Stufe 2: Im nächsten Schritt erwarben die Angreifer daher ganz legitim einen Zugang zum SS7-Mobilfunksteuerungsnetz, imitierten Roaming-Mobiltelefone aus einem fremden Netz und konnten sich so als legitime Empfänger für bestimmte Nummern ausgeben. SMS-Nachrichten mit einer mTan der Bank gingen damit direkt bei den Angreifern ein, die in Kombination mit den bereits im Vorfeld abgegriffenen Anmeldedaten die Konten ihrer Opfer leeren konnten.

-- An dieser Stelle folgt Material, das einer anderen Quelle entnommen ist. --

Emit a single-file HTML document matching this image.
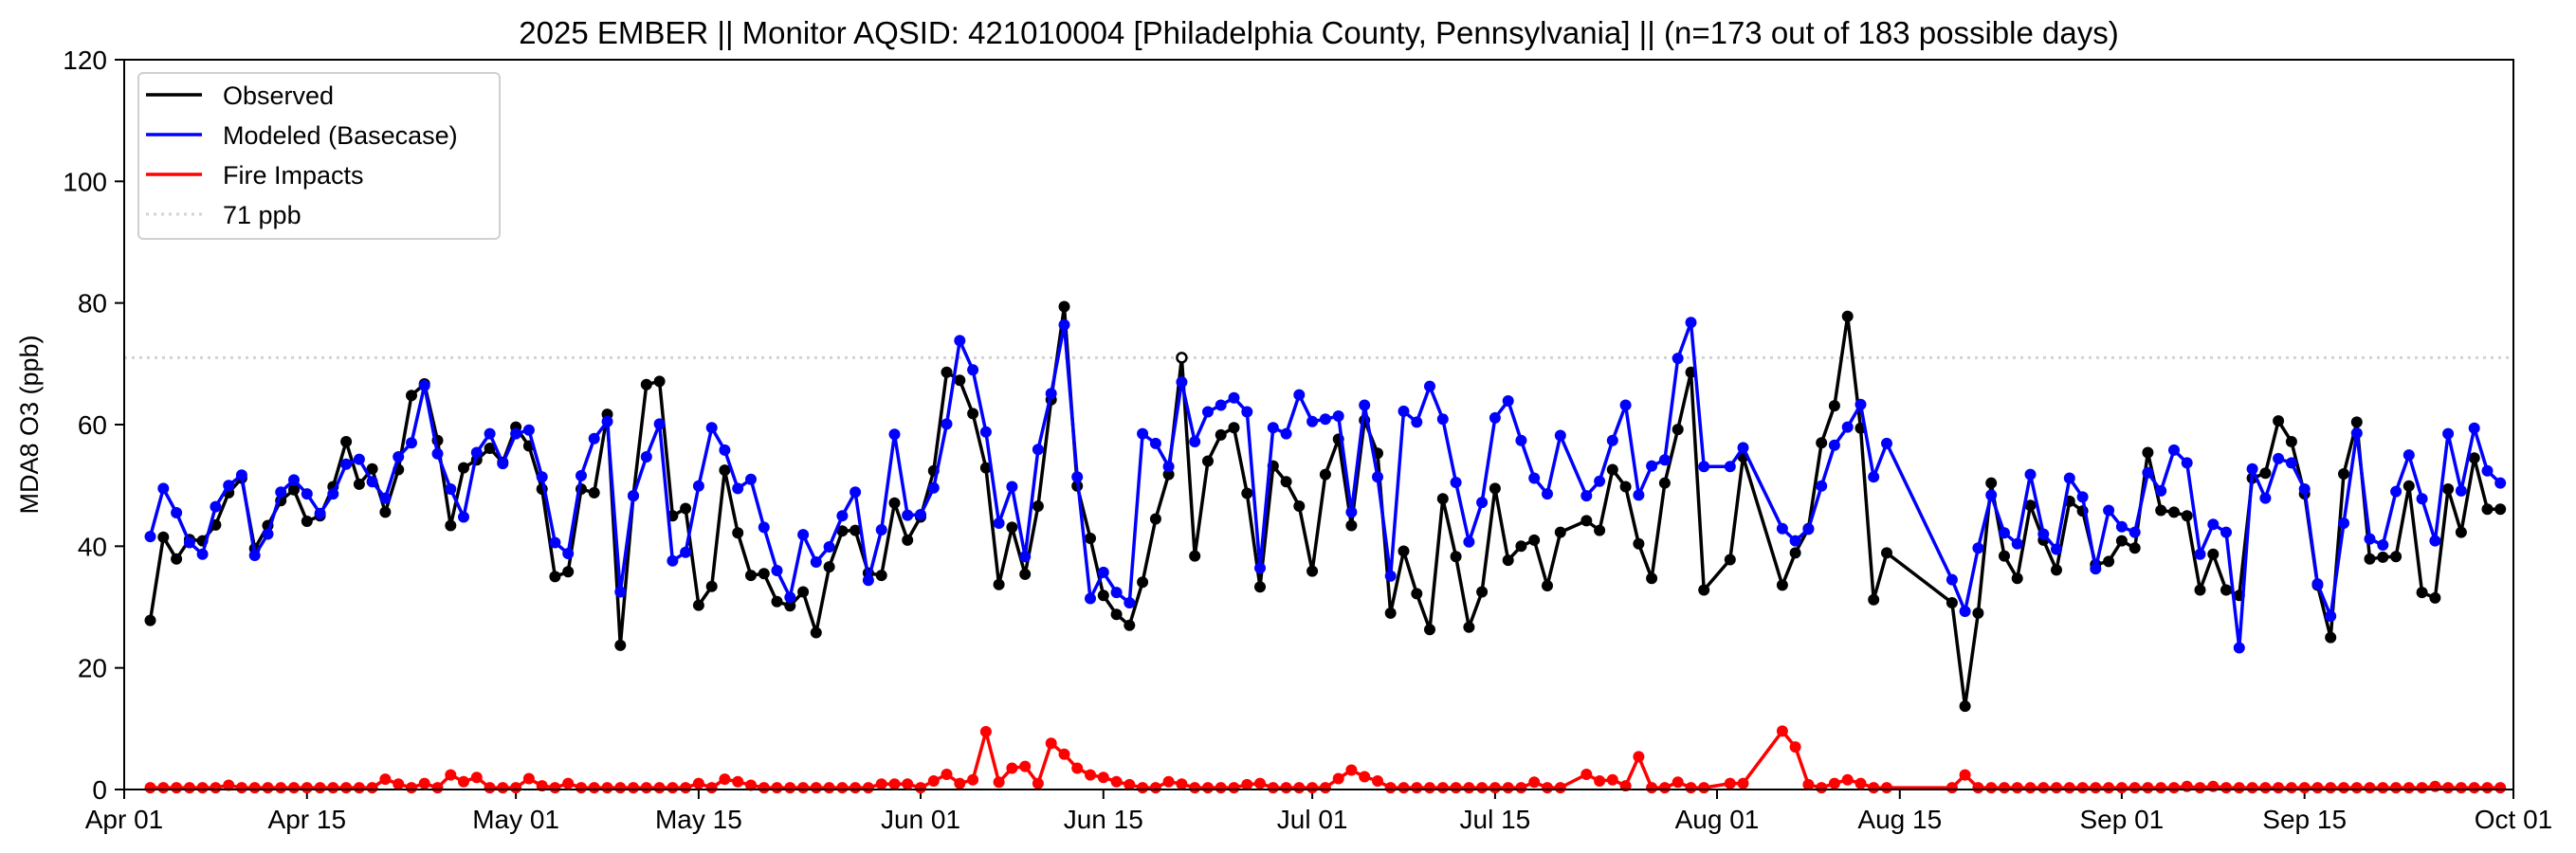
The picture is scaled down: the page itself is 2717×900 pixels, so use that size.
<!DOCTYPE html>
<html><head><meta charset="utf-8"><style>
html,body{margin:0;padding:0;background:#fff;}
svg{display:block;font-family:"Liberation Sans","DejaVu Sans",sans-serif;}
</style></head><body>
<svg id="s" width="2717" height="900" viewBox="0 0 2717 900" xmlns="http://www.w3.org/2000/svg">
<rect width="2717" height="900" fill="#fff"/>
<text x="1391" y="46" font-size="33" text-anchor="middle" fill="#000">2025 EMBER || Monitor AQSID: 421010004 [Philadelphia County, Pennsylvania] || (n=173 out of 183 possible days)</text>
<text transform="translate(40,448) rotate(-90)" font-size="27" text-anchor="middle" fill="#000">MDA8 O3 (ppb)</text>
<g id="g"></g>
<rect x="131" y="63" width="2520" height="770" fill="none" stroke="#000" stroke-width="2"/>
<g font-size="27">
<rect x="146" y="77" width="381" height="175" rx="5" fill="#fff" fill-opacity="0.85" stroke="#d0d0d0" stroke-width="2"/>
<line x1="154" y1="100" x2="213" y2="100" stroke="#000" stroke-width="3.5"/><text x="235" y="110">Observed</text>
<line x1="154" y1="142" x2="213" y2="142" stroke="#0000ff" stroke-width="3.5"/><text x="235" y="152">Modeled (Basecase)</text>
<line x1="154" y1="184" x2="213" y2="184" stroke="#ff0000" stroke-width="3.5"/><text x="235" y="194">Fire Impacts</text>
<line x1="154" y1="226" x2="213" y2="226" stroke="#d3d3d3" stroke-width="3" stroke-dasharray="3,5"/><text x="235" y="236">71 ppb</text>
</g>
</svg>
<script>
var X0=131,X1=2651,Y0=833,PPD=(X1-X0)/183,PPB=770/120;
function xd(d){return X0+d*PPD;}function yv(v){return Y0-v*PPB;}
var days=[];for(var d=2;d<=110;d++)days.push(d);for(d=112;d<=121;d++)days.push(d);days.push(123,124);for(d=127;d<=135;d++)days.push(d);for(d=140;d<=182;d++)days.push(d);
var obs=[27.8,41.5,37.9,41.1,40.9,43.5,48.8,51.2,39.6,43.4,47.5,49.3,44.1,45.0,49.8,57.2,50.2,52.7,45.6,52.6,64.8,66.7,57.4,43.4,52.9,54.2,56.1,53.8,59.6,56.5,49.4,35.0,35.8,49.4,48.8,61.7,23.7,48.3,66.6,67.1,45.0,46.2,30.3,33.4,52.5,42.2,35.2,35.5,
30.9,30.2,32.5,25.8,36.6,42.5,42.6,35.6,35.2,47.1,41.0,44.8,52.4,68.6,67.3,61.8,52.9,33.7,43.1,35.4,46.6,64.1,79.4,49.9,41.3,31.9,28.8,27.0,34.1,44.5,51.8,71.0,38.4,54.0,58.3,59.5,48.7,33.3,53.2,50.6,46.6,35.9,51.8,57.6,43.4,60.7,55.3,29.0,39.2,
32.2,26.3,47.8,38.3,26.7,32.5,49.5,37.7,40.0,41.0,33.5,42.3,
44.2,42.6,52.6,49.8,40.4,34.7,50.4,59.2,68.6,32.8,
37.8,54.7,
33.6,38.9,42.9,57.0,63.1,77.8,59.4,31.2,38.9,
30.7,13.7,29.0,50.4,
38.4,34.7,46.7,41.0,36.1,47.4,45.8,37.0,37.5,40.9,39.7,55.4,45.9,45.6,45.0,32.8,38.7,32.8,31.9,51.2,52.0,60.6,57.2,48.6,33.6,25.0,51.9,60.4,37.9,38.2,38.3,49.9,32.4,31.5,49.4,42.3,54.5,46.1,46.1];
var mod=[41.6,49.5,45.5,40.6,38.7,46.5,50.0,51.7,38.5,42.0,48.9,50.9,48.6,45.4,48.6,53.5,54.3,50.6,47.9,54.7,57.0,66.4,55.2,49.4,44.8,55.4,58.5,53.6,58.5,59.1,51.4,40.6,38.8,51.6,57.7,60.5,32.5,48.3,54.7,60.1,37.6,39.0,49.9,59.5,55.8,49.5,51.0,43.1,
36.0,31.6,41.9,37.4,39.9,45.0,48.9,34.4,42.7,58.4,45.1,45.2,49.6,60.1,73.8,69.0,58.8,43.8,49.8,38.3,55.9,65.1,76.4,51.4,31.4,35.7,32.4,30.7,58.5,56.9,53.1,67.0,57.2,62.1,63.2,64.4,62.1,36.4,59.5,58.5,64.9,60.5,60.9,61.4,45.6,63.2,51.4,35.1,62.2,
60.4,66.3,60.9,50.5,40.7,47.2,61.1,63.9,57.4,51.2,48.6,58.2,
48.3,50.7,57.4,63.2,48.4,53.2,54.2,70.9,76.8,53.1,
53.1,56.2,
42.9,40.9,42.8,49.9,56.6,59.6,63.3,51.4,56.9,
34.5,29.3,39.7,48.4,
42.2,40.4,51.8,42.0,39.5,51.2,48.1,36.3,45.9,43.2,42.3,52.1,49.1,55.8,53.7,38.7,43.6,42.3,23.3,52.7,47.9,54.4,53.7,49.4,33.8,28.5,43.8,58.6,41.2,40.2,49.0,55.0,47.8,40.9,58.5,49.1,59.4,52.4,50.4];
var fo={8:0.7,20:1.7,21:0.9,23:1.0,25:2.4,26:1.3,27:2.0,31:1.8,32:0.6,34:1.0,44:1.0,46:1.7,47:1.3,48:0.7,
58:0.9,59:0.9,60:0.9,62:1.4,63:2.5,64:1.0,65:1.6,66:9.5,67:1.2,68:3.5,69:3.8,70:1.0,71:7.6,72:5.8,73:3.5,74:2.4,75:2.0,76:1.3,77:0.8,80:1.3,81:0.9,86:0.8,87:1.0,93:1.8,94:3.2,95:2.1,96:1.4,
108:1.2,112:2.5,113:1.4,114:1.6,115:0.6,116:5.4,119:1.2,123:1.0,124:1.0,127:9.6,128:7.0,129:0.8,131:1.0,132:1.6,133:1.0,141:2.4,158:0.5,160:0.5,177:0.5};
var fire=days.map(function(d){return fo[d]!==undefined?fo[d]:0.3;});
var g=document.getElementById("g"),h="";
for(var v=0;v<=120;v+=20){var y=yv(v);h+='<line x1="121" y1="'+y+'" x2="131" y2="'+y+'" stroke="#000" stroke-width="2"/><text x="113" y="'+(y+10)+'" font-size="28" text-anchor="end">'+v+'</text>';}
var xt=[[0,"Apr 01"],[14,"Apr 15"],[30,"May 01"],[44,"May 15"],[61,"Jun 01"],[75,"Jun 15"],[91,"Jul 01"],[105,"Jul 15"],[122,"Aug 01"],[136,"Aug 15"],[153,"Sep 01"],[167,"Sep 15"],[183,"Oct 01"]];
xt.forEach(function(t){var x=xd(t[0]);h+='<line x1="'+x+'" y1="833" x2="'+x+'" y2="843" stroke="#000" stroke-width="2"/><text x="'+x+'" y="874" font-size="28" text-anchor="middle">'+t[1]+'</text>';});
h+='<line x1="131" y1="'+yv(71)+'" x2="2651" y2="'+yv(71)+'" stroke="#d3d3d3" stroke-width="3" stroke-dasharray="3,5"/>';
function series(vals,col,openDay){var p=days.map(function(d,i){return xd(d).toFixed(1)+","+yv(vals[i]).toFixed(1);}).join(" ");
var s='<polyline points="'+p+'" fill="none" stroke="'+col+'" stroke-width="3.5" stroke-linejoin="round"/>';
days.forEach(function(d,i){var f=(d===openDay)?"#fff":col;s+='<circle cx="'+xd(d).toFixed(1)+'" cy="'+yv(vals[i]).toFixed(1)+'" r="'+(d===openDay?5:6)+'" fill="'+f+'" stroke="'+col+'" stroke-width="'+(d===openDay?2.5:0)+'"/>';});return s;}
h+=series(obs,"#000",81);h+=series(mod,"#0000ff",-1);h+=series(fire,"#ff0000",-1);
g.innerHTML=h;
</script>
</body></html>
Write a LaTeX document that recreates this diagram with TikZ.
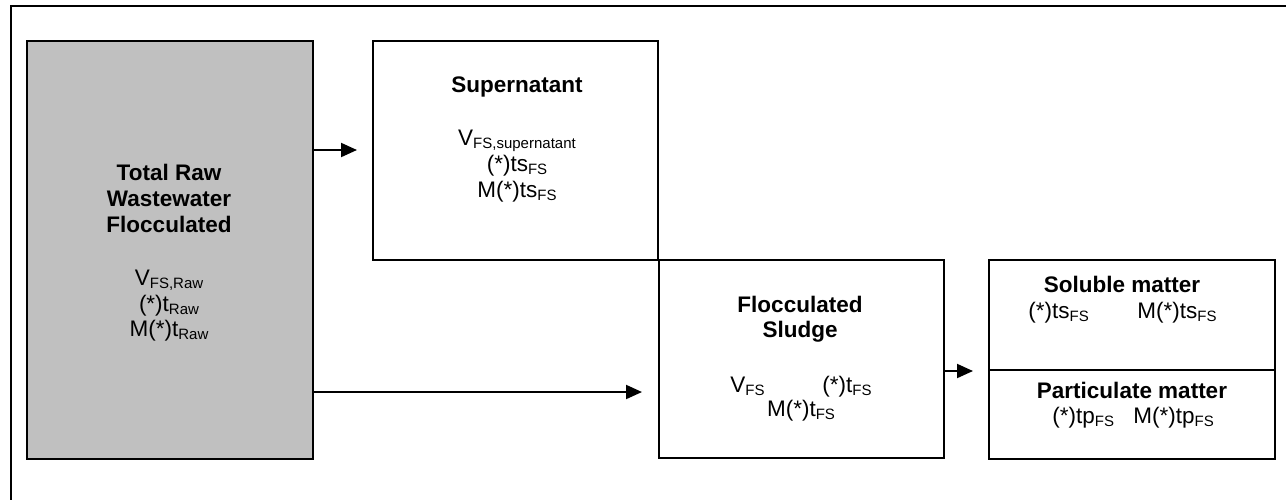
\documentclass[tikz,border=0pt]{standalone}
\usepackage{fontspec}
\setmainfont{Liberation Sans}
\usetikzlibrary{arrows.meta}
\definecolor{boxgray}{HTML}{C0C0C0}
\newcommand{\lsub}[1]{\raisebox{-1.5pt}{\fontsize{7.5}{8}\selectfont #1}}
\begin{document}
\begin{tikzpicture}[x=0.5pt,y=-0.5pt,
  box/.style={draw=black, line width=1pt, rectangle, inner sep=0pt, anchor=north west},
  txt/.style={inner sep=0pt, anchor=base, font=\fontsize{11.25}{13}\selectfont},
  txtw/.style={txt, anchor=base west},
  ttl/.style={inner sep=0pt, anchor=base, font=\fontsize{11.25}{13}\selectfont\bfseries},
  arr/.style={line width=1pt, -{Triangle[length=8pt,width=7pt]}}]
\useasboundingbox (0,0) rectangle (1286,500);
\draw[line width=1pt] (1286,6) -- (11,6) -- (11,500);
% boxes
\node[box, fill=boxgray, minimum width=143pt, minimum height=209pt] (raw) at (26,40) {};
\node[box, minimum width=142.5pt, minimum height=109.5pt] (super) at (372,40) {};
\node[box, minimum width=142.5pt, minimum height=99pt] (sludge) at (658,259) {};
\node[box, minimum width=143pt, minimum height=55pt] (soluble) at (988,259) {};
\node[box, minimum width=143pt, minimum height=44.5pt] (partic) at (988,369) {};
% texts
\node[ttl] (r1) at (169,180) {Total Raw};
\node[ttl] (r2) at (169,206) {Wastewater};
\node[ttl] (r3) at (169,232) {Flocculated};
\node[txt] (r4) at (169,285) {V\lsub{FS,Raw}};
\node[txt] (r5) at (169,311) {(*)t\lsub{Raw}};
\node[txt] (r6) at (169,336) {M(*)t\lsub{Raw}};
\node[ttl] (s1) at (517,92) {Supernatant};
\node[txt] (s2) at (517,145) {V\lsub{FS,supernatant}};
\node[txt] (s3) at (517,171) {(*)ts\lsub{FS}};
\node[txt] (s4) at (517,197) {M(*)ts\lsub{FS}};
\node[ttl] (f1) at (800,312) {Flocculated};
\node[ttl] (f2) at (800,337) {Sludge};
\node[txtw] (f3) at (730,392) {V\lsub{FS}};
\node[txtw] (f4) at (822,392) {(*)t\lsub{FS}};
\node[txt] (f5) at (801,416) {M(*)t\lsub{FS}};
\node[ttl] (p1) at (1122,292) {Soluble matter};
\node[txtw] (p2) at (1028,318) {(*)ts\lsub{FS}};
\node[txtw] (p3) at (1137,318) {M(*)ts\lsub{FS}};
\node[ttl] (p4) at (1132,398) {Particulate matter};
\node[txtw] (p5) at (1052,423) {(*)tp\lsub{FS}};
\node[txtw] (p6) at (1133,423) {M(*)tp\lsub{FS}};
% arrows
\coordinate (y1) at (0,150);
\coordinate (y2) at (0,392);
\draw[arr, shorten >=7.5pt] (raw.east |- y1) -- (super.west |- y1);
\draw[arr, shorten >=8pt] (raw.east |- y2) -- (sludge.west |- y2);
\draw[arr, shorten >=7.5pt] (sludge.east |- soluble.south) -- (soluble.south west);
\end{tikzpicture}
\end{document}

Im interaktiven Trainingslabor des Threat-Intelligence-Experten Immersive Labor lässt sich genau simulieren, wie ein solcher Angriff abläuft und welche Gegenmaßnahmen Unternehmen ergreifen können, um den Schaden in Grenzen zu halten. Wer sich vor SS7-Hijacking, SIM-SWAP und Phishing-Seiten effektiv schützen will, sollte zudem einen stärkeren zweiten Faktor zur Authentifizierung zu verwenden. Dazu gehören TOTPs (Time Based Onetime Password) oder Universal-2nd-Factor-Schlüssel (U2F).

Den Mängeln zum Trotz
Grundsätzlich lässt sich jedoch sagen: Trotz seiner Mängel sind SMS-Token und die 2FA immer noch eine bessere Abwehrtechnik als keine 2FA-Technologie. Unabhängig davon, ob ein Unternehmen Smartcards, Hardware-Token oder ein anderes Authentifizierungssystem implementiert, reduzieren zwei Faktoren das Risiko von Account-Takeovers (AOT) erheblich. Laut Google blockieren SMS-Token trotz aller Sicherheitslücken zu 100 Prozent automatisierte Bot-Angriffe, 96 Prozent von großangelegten Phishing-Kampagnen und 76 Prozent von gezielten Angriffen. Im Beispielfall war es nicht der SMS-Token selbst, der die Sicherheitslücke verursachte, sondern eine Schwachstelle im Mobilfunknetz. Eine Schwachstelle, die seit über zwei Jahren öffentlich bekannt war und vom Telekommunikationsanbieter nicht gepatcht wurde.